Welche Fehler hat der Westen im Umgang mit Russland gemacht? Diese Frage bewegt aktuell vor allem diejenigen, die entweder Sympathie für Putin haben oder ihn durchaus kritisch sehen, aber ihre Zweifel haben an der Berichterstattung unserer großen Medien. In meinem neuen Video versuche ich, die Diskussion etwas zu versachlichen – und vor allem auch einen Aspekt zu beleuchten, der in der öffentlichen Debatte aktuell fast völlig fehlt und über den die großen Medien fast komplett schweigen. Was auch kein Wunder ist, weil sie sich da nicht nur wenig mit Ruhm bekleckert haben, sondern mit verantwortlich sind und ihre Leser in die Irre geführt haben. Es geht mir dabei nicht um den Umgang des Westens mit Russland unter Putin – dazu wird aktuell sehr viel Desinformation verbreitet und versucht, aus dem Aggressor ein Opfer zu machen – sondern es geht um den Umgang des Westens mit Russland unter Boris Jelzin. Ich habe diese Zeit persönlich in Moskau erlebt. Ich war dort zum ersten Mal 1987, und lebte dann ab 1990 dort als Student. Die Menschen waren zu diesem Zeitpunkt geradezu begeistert für alles, was aus dem Westen kam. Sie wollten Partnerschaft, sie wollten Freundschaft. Und sie wollten nach dem Scheitern des Sozialismus ein System mit Demokratie und Marktwirtschaft. Und was haben sie bekommen? Einen Raubtierkapitalismus mit Faustrecht, bei dem die große Masse völlig verarmte und einige wenige zu unermesslichem Reichtum kamen.
Es war einer der bedeutendsten Raubzüge der Geschichte, der Anfang der 1990er Jahre in Russland stattfand. Zugespitzt ausgedrückt teilten sich das organisierte Verbrechen und die Partei-Bonzen die unermesslichen Reichtümer Russlands untereinander auf, während die Hyperinflation die gesamten Ersparnisse der einfachen Menschen auffraß. Unter dem Applaus, ja teilweise tatkräftiger Mithilfe des Westens. Als das Parlament, das Jelzin zuvor ins Amt gehievt hatte, sich dagegen wehrte, löste er das Parlament einfach auf. Als das Verfassungsgericht die Entscheidung für verfassungswidrig erklärte, löste Jelzin auch dieses auf. Faktisch ein Staatsstreich aus dem Kreml. Und wie berichteten die Medien im Westen darüber? Sie schrieben, als sich die Abgeordneten wehrten, es sei ein Putsch von Altkommunisten, den Jelzin niederschlagen ließ. Dabei gab er den Befehl, aus Panzern auf das Parlament zu schießen. Gewalt war als Machtmittel wieder salonfähig, unter Applaus aus dem Westen. Jelzin konnte weiter seinen Wildwest-Kapitalismus ausbauen.

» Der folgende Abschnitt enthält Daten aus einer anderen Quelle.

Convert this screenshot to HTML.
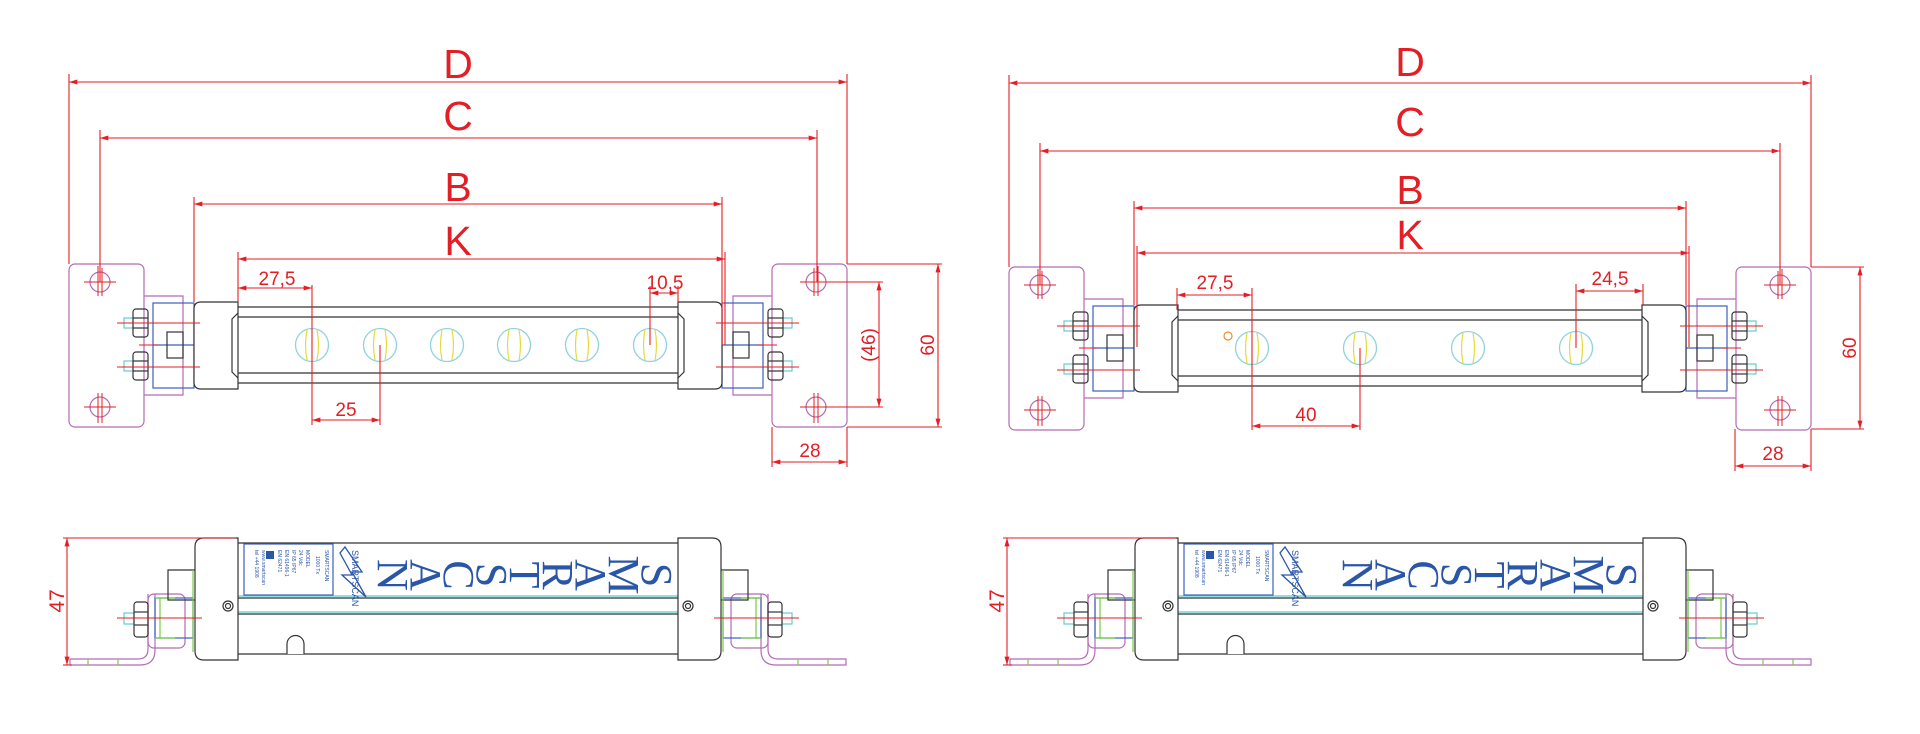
<!DOCTYPE html>
<html><head><meta charset="utf-8"><style>
html,body{margin:0;padding:0;background:#fff;width:1920px;height:734px;overflow:hidden}
svg{display:block}
</style></head><body>
<svg width="1920" height="734" viewBox="0 0 1920 734" xmlns="http://www.w3.org/2000/svg" font-family="Liberation Sans, sans-serif">
<defs>
<marker id="a" viewBox="0 0 10 6" refX="10" refY="3" markerWidth="9" markerHeight="5" orient="auto-start-reverse" markerUnits="userSpaceOnUse"><path d="M0,0L10,3L0,6z" fill="#e31e24"/></marker>
<g id="led">
<circle r="16.5" fill="none" stroke="#8fd3e3" stroke-width="1.3"/>
<path d="M-5,-15Q-8,0 -5,15M5,-15Q8,0 5,15" fill="none" stroke="#e4dc3a" stroke-width="1.2"/>
</g>
<g id="tl" fill="none" stroke-width="1.2">
<rect x="69" y="264" width="75" height="163" rx="6" stroke="#b56bb5"/>
<path d="M144,296H183V395H144" stroke="#b56bb5"/>
<rect x="153" y="303" width="41" height="85" stroke="#3a5fc0"/>
<line x1="153" y1="345" x2="194" y2="345" stroke="#3a5fc0"/>
<rect x="167" y="332" width="16" height="26" stroke="#333"/>
<circle cx="100" cy="282" r="10" stroke="#b56bb5"/>
<circle cx="100" cy="407" r="10" stroke="#b56bb5"/>
<g stroke="#333">
<rect x="124" y="318" width="9" height="10" stroke="#6cc" />
<rect x="133" y="309" width="15" height="28" rx="3"/>
<line x1="133" y1="318" x2="148" y2="318"/><line x1="133" y1="328" x2="148" y2="328"/>
<rect x="124" y="361" width="9" height="10" stroke="#6cc"/>
<rect x="133" y="352" width="15" height="28" rx="3"/>
<line x1="133" y1="361" x2="148" y2="361"/><line x1="133" y1="371" x2="148" y2="371"/>
<path d="M238,302H201Q194,302 194,309V382Q194,389 201,389H238Z" fill="#fff"/>
<polyline points="238,313 232,319 232,372 238,378"/>
</g>
<g stroke="#e31e24" stroke-width="1">
<line x1="117" y1="323" x2="200" y2="323"/><line x1="117" y1="367" x2="200" y2="367"/>
<line x1="139" y1="345" x2="158" y2="345"/>
<line x1="84" y1="282" x2="116" y2="282"/><line x1="98" y1="266" x2="98" y2="296"/><line x1="102" y1="268" x2="102" y2="296"/>
<line x1="84" y1="407" x2="116" y2="407"/><line x1="98" y1="393" x2="98" y2="423"/><line x1="102" y1="393" x2="102" y2="423"/>
</g>
</g>
<g id="bl" fill="none" stroke-width="1.2">
<path d="M155,594V650Q155,665 140,665H70V659H138Q148,659 148,649V594" stroke="#b56bb5"/>
<rect x="148" y="594" width="37" height="54" rx="6" stroke="#b56bb5"/>
<line x1="88" y1="659" x2="88" y2="665" stroke="#7c4"/><line x1="118" y1="659" x2="118" y2="665" stroke="#7c4"/>
<rect x="155" y="598" width="38" height="40" stroke="#3a5fc0"/>
<line x1="155" y1="598" x2="175" y2="598" stroke="#7c4"/><line x1="155" y1="638" x2="175" y2="638" stroke="#7c4"/>
<line x1="160" y1="598" x2="160" y2="638" stroke="#7c4"/>
<polyline points="195,570 168,570 168,600 195,600" stroke="#333"/>
<line x1="193" y1="570" x2="193" y2="652" stroke="#7c4"/>
<rect x="124" y="613" width="10" height="11" stroke="#6cc"/>
<rect x="134" y="602" width="14" height="35" rx="3" stroke="#333"/>
<line x1="134" y1="612" x2="148" y2="612" stroke="#333"/><line x1="134" y1="625" x2="148" y2="625" stroke="#333"/>
<path d="M238,538H204Q195,538 195,547V651Q195,660 204,660H238Z" fill="#fff" stroke="#333"/>
<circle cx="228" cy="606" r="5" stroke="#333"/><circle cx="228" cy="606" r="2.5" stroke="#333"/>
<line x1="117" y1="618" x2="202" y2="618" stroke="#e31e24" stroke-width="1"/>
</g>
<g id="word" fill="#2a56a8" font-size="44" font-family="Liberation Serif, serif">
<text transform="translate(657,575) rotate(90)" text-anchor="middle" dy="15">S</text>
<text transform="translate(624,575) rotate(90)" text-anchor="middle" dy="15">M</text>
<text transform="translate(591,575) rotate(90)" text-anchor="middle" dy="15">A</text>
<text transform="translate(558,575) rotate(90)" text-anchor="middle" dy="15">R</text>
<text transform="translate(525,575) rotate(90)" text-anchor="middle" dy="15">T</text>
<text transform="translate(492,575) rotate(90)" text-anchor="middle" dy="15">S</text>
<text transform="translate(459,575) rotate(90)" text-anchor="middle" dy="15">C</text>
<text transform="translate(426,575) rotate(90)" text-anchor="middle" dy="15">A</text>
<text transform="translate(393,575) rotate(90)" text-anchor="middle" dy="15">N</text>
</g>
<g id="lbl">
<rect x="244" y="544" width="89" height="51" fill="none" stroke="#3a5fc0" stroke-width="1.2"/>
<g fill="#2a56a8" font-size="5">
<text transform="translate(325,550) rotate(90)">SMARTSCAN</text>
<text transform="translate(316,556) rotate(90)">1000 Tx</text>
<text transform="translate(306,550) rotate(90)">MODEL</text>
<text transform="translate(299,550) rotate(90)">24 Vdc</text>
<text transform="translate(292,550) rotate(90)">IP 65 IP67</text>
<text transform="translate(285,550) rotate(90)">EN 61496-1</text>
<text transform="translate(278,550) rotate(90)">EN 62471</text>
<text transform="translate(262,550) rotate(90)">www.smartscan</text>
<text transform="translate(255,550) rotate(90)">tel +44 1908</text>
</g>
<rect x="266" y="551" width="8" height="8" fill="#2a56a8"/>
<path d="M345,547L362,572L352,572L366,597L342,575L352,575L340,553Z" fill="none" stroke="#2a56a8" stroke-width="1.3"/>
<text transform="translate(352,550) rotate(90)" font-size="9" fill="#2a56a8">SMARTSCAN</text>
</g>
</defs>

<g stroke="#333" stroke-width="1.2">
<line x1="238" y1="307" x2="678" y2="307"/><line x1="238" y1="317" x2="678" y2="317"/>
<line x1="238" y1="373" x2="678" y2="373"/><line x1="238" y1="383" x2="678" y2="383"/>
</g>
<use href="#led" x="312" y="345"/><use href="#led" x="380" y="345"/><use href="#led" x="447" y="345"/>
<use href="#led" x="514" y="345"/><use href="#led" x="582" y="345"/><use href="#led" x="650" y="345"/>
<use href="#tl"/>
<use href="#tl" transform="translate(916,0) scale(-1,1)"/>

<g stroke="#e31e24" stroke-width="1.1" fill="none">
<line x1="69" y1="74" x2="69" y2="264"/><line x1="847" y1="74" x2="847" y2="264"/>
<line x1="69" y1="82" x2="847" y2="82" marker-start="url(#a)" marker-end="url(#a)"/>
<line x1="100" y1="130" x2="100" y2="282"/><line x1="817" y1="130" x2="817" y2="282"/>
<line x1="100" y1="138" x2="817" y2="138" marker-start="url(#a)" marker-end="url(#a)"/>
<line x1="194" y1="197" x2="194" y2="302"/><line x1="722" y1="197" x2="722" y2="345"/>
<line x1="194" y1="204" x2="722" y2="204" marker-start="url(#a)" marker-end="url(#a)"/>
<line x1="238" y1="252" x2="238" y2="302"/><line x1="725" y1="252" x2="725" y2="345"/>
<line x1="238" y1="259" x2="725" y2="259" marker-start="url(#a)" marker-end="url(#a)"/>
<line x1="312" y1="285" x2="312" y2="425"/><line x1="380" y1="345" x2="380" y2="425"/>
<line x1="238" y1="288" x2="312" y2="288" marker-start="url(#a)" marker-end="url(#a)"/>
<line x1="312" y1="420" x2="380" y2="420" marker-start="url(#a)" marker-end="url(#a)"/>
<line x1="650" y1="286" x2="650" y2="345"/><line x1="678" y1="286" x2="678" y2="302"/>
<line x1="650" y1="293" x2="678" y2="293" marker-start="url(#a)" marker-end="url(#a)"/>
<line x1="800" y1="282" x2="883" y2="282"/><line x1="800" y1="407" x2="883" y2="407"/>
<line x1="879" y1="282" x2="879" y2="407" marker-start="url(#a)" marker-end="url(#a)"/>
<line x1="847" y1="264" x2="942" y2="264"/><line x1="847" y1="427" x2="942" y2="427"/>
<line x1="938" y1="264" x2="938" y2="427" marker-start="url(#a)" marker-end="url(#a)"/>
<line x1="772" y1="427" x2="772" y2="467"/><line x1="847" y1="427" x2="847" y2="467"/>
<line x1="772" y1="462" x2="847" y2="462" marker-start="url(#a)" marker-end="url(#a)"/>
</g>
<g fill="#e31e24" text-anchor="middle">
<text x="458" y="78" font-size="41">D</text>
<text x="458" y="130" font-size="41">C</text>
<text x="458" y="201" font-size="41">B</text>
<text x="458" y="255" font-size="41">K</text>
<text x="277" y="285" font-size="19">27,5</text>
<text x="346" y="416" font-size="19">25</text>
<text x="665" y="289" font-size="19">10,5</text>
<text transform="translate(875,345) rotate(-90)" font-size="19">(46)</text>
<text transform="translate(934,345) rotate(-90)" font-size="19">60</text>
<text x="810" y="457" font-size="19">28</text>
</g>

<g stroke="#333" stroke-width="1.2">
<line x1="1177" y1="310" x2="1643" y2="310"/><line x1="1177" y1="320" x2="1643" y2="320"/>
<line x1="1177" y1="376" x2="1643" y2="376"/><line x1="1177" y1="386" x2="1643" y2="386"/>
</g>
<use href="#led" x="1252" y="348"/><use href="#led" x="1360" y="348"/><use href="#led" x="1468" y="348"/><use href="#led" x="1576" y="348"/>
<circle cx="1228" cy="336" r="4" fill="none" stroke="#f08a30" stroke-width="1.2"/>
<use href="#tl" transform="translate(940,3)"/>
<use href="#tl" transform="translate(1880,3) scale(-1,1)"/>
<g stroke="#e31e24" stroke-width="1.1" fill="none">
<line x1="1009" y1="75" x2="1009" y2="267"/><line x1="1811" y1="75" x2="1811" y2="267"/>
<line x1="1009" y1="83" x2="1811" y2="83" marker-start="url(#a)" marker-end="url(#a)"/>
<line x1="1040" y1="143" x2="1040" y2="285"/><line x1="1780" y1="143" x2="1780" y2="285"/>
<line x1="1040" y1="151" x2="1780" y2="151" marker-start="url(#a)" marker-end="url(#a)"/>
<line x1="1134" y1="201" x2="1134" y2="305"/><line x1="1686" y1="201" x2="1686" y2="305"/>
<line x1="1134" y1="208" x2="1686" y2="208" marker-start="url(#a)" marker-end="url(#a)"/>
<line x1="1137" y1="246" x2="1137" y2="347"/><line x1="1689" y1="246" x2="1689" y2="347"/>
<line x1="1137" y1="253" x2="1689" y2="253" marker-start="url(#a)" marker-end="url(#a)"/>
<line x1="1177" y1="288" x2="1177" y2="310"/><line x1="1252" y1="288" x2="1252" y2="430"/>
<line x1="1177" y1="295" x2="1252" y2="295" marker-start="url(#a)" marker-end="url(#a)"/>
<line x1="1360" y1="348" x2="1360" y2="430"/>
<line x1="1252" y1="426" x2="1360" y2="426" marker-start="url(#a)" marker-end="url(#a)"/>
<line x1="1576" y1="284" x2="1576" y2="348"/><line x1="1643" y1="284" x2="1643" y2="305"/>
<line x1="1576" y1="291" x2="1643" y2="291" marker-start="url(#a)" marker-end="url(#a)"/>
<line x1="1811" y1="267" x2="1864" y2="267"/><line x1="1811" y1="429" x2="1864" y2="429"/>
<line x1="1860" y1="267" x2="1860" y2="429" marker-start="url(#a)" marker-end="url(#a)"/>
<line x1="1735" y1="429" x2="1735" y2="471"/><line x1="1811" y1="429" x2="1811" y2="471"/>
<line x1="1735" y1="466" x2="1811" y2="466" marker-start="url(#a)" marker-end="url(#a)"/>
</g>
<g fill="#e31e24" text-anchor="middle">
<text x="1410" y="76" font-size="41">D</text>
<text x="1410" y="136" font-size="41">C</text>
<text x="1410" y="204" font-size="41">B</text>
<text x="1410" y="249" font-size="41">K</text>
<text x="1215" y="289" font-size="19">27,5</text>
<text x="1306" y="421" font-size="19">40</text>
<text x="1610" y="285" font-size="19">24,5</text>
<text transform="translate(1856,348) rotate(-90)" font-size="19">60</text>
<text x="1773" y="460" font-size="19">28</text>
</g>

<g stroke-width="1.2" fill="none">
<line x1="238" y1="543" x2="678" y2="543" stroke="#333"/>
<line x1="238" y1="596" x2="678" y2="596" stroke="#5cc"/>
<line x1="238" y1="598" x2="678" y2="598" stroke="#333"/>
<line x1="238" y1="612" x2="678" y2="612" stroke="#5cc"/>
<line x1="238" y1="614" x2="678" y2="614" stroke="#333"/>
<line x1="238" y1="654" x2="678" y2="654" stroke="#333"/>
<path d="M287,654V644A8.5,8.5 0 0 1 304,644V654" stroke="#333" fill="#fff"/>
</g>
<use href="#lbl"/>
<use href="#word"/>
<use href="#bl"/>
<use href="#bl" transform="translate(916,0) scale(-1,1)"/>
<g stroke="#e31e24" stroke-width="1.1">
<line x1="63" y1="538" x2="236" y2="538"/><line x1="63" y1="665" x2="72" y2="665"/>
<line x1="67" y1="538" x2="67" y2="665" marker-start="url(#a)" marker-end="url(#a)"/>
</g>
<text transform="translate(64,601) rotate(-90)" text-anchor="middle" font-size="21" fill="#e31e24">47</text>

<g stroke-width="1.2" fill="none">
<line x1="1178" y1="543" x2="1643" y2="543" stroke="#333"/>
<line x1="1178" y1="596" x2="1643" y2="596" stroke="#5cc"/>
<line x1="1178" y1="598" x2="1643" y2="598" stroke="#333"/>
<line x1="1178" y1="612" x2="1643" y2="612" stroke="#5cc"/>
<line x1="1178" y1="614" x2="1643" y2="614" stroke="#333"/>
<line x1="1178" y1="654" x2="1643" y2="654" stroke="#333"/>
<path d="M1227,654V644A8.5,8.5 0 0 1 1244,644V654" stroke="#333" fill="#fff"/>
</g>
<use href="#lbl" transform="translate(940,0)"/>
<use href="#word" transform="translate(965,0)"/>
<use href="#bl" transform="translate(940,0)"/>
<use href="#bl" transform="translate(1881,0) scale(-1,1)"/>
<g stroke="#e31e24" stroke-width="1.1">
<line x1="1003" y1="538" x2="1176" y2="538"/><line x1="1003" y1="665" x2="1012" y2="665"/>
<line x1="1007" y1="538" x2="1007" y2="665" marker-start="url(#a)" marker-end="url(#a)"/>
</g>
<text transform="translate(1004,601) rotate(-90)" text-anchor="middle" font-size="21" fill="#e31e24">47</text>
</svg>
</body></html>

Als er im Jahr 2000 nach zwei Amtszeiten nicht mehr antreten durfte, und ihm und seiner Familie der Prozess drohte, ging er einen Pakt mit dem Geheimdienst ein – der letzten mächtigen Organisation. Der Deal: Machtübergabe an den Geheimdienstler Putin gegen Straffreiheit. So kam Putin an die Macht. Und mit ihm der KGB, der nun FSB hieß. Die alten Oligarchen wurden entmachtet, durften aber bis auf drei Abtrünnige ihre Mega-Vermögen behalten. Dafür machte Putin seine Freunde und Genossen zu neuen Oligarchen: Der Raubzug ging weiter, unter neuen Vorzeichen. Weil Demokratie und Marktwirtschaft zu Schimpfworten verkommen waren, weil Gewalt wieder zum probaten Mittel in der Politik gemacht wurde, setzte Putin genau hier an. Er ist die Antwort auf die Jelzin-Zeit. Ohne diese wäre Putin, so wie wir ihn kennen, kaum möglich. Und genau darin sehe ich die Verantwortung des Westens. Die aber kein Gramm von Putins Verantwortung für seinen grausamen Angriffskrieg wegnimmt.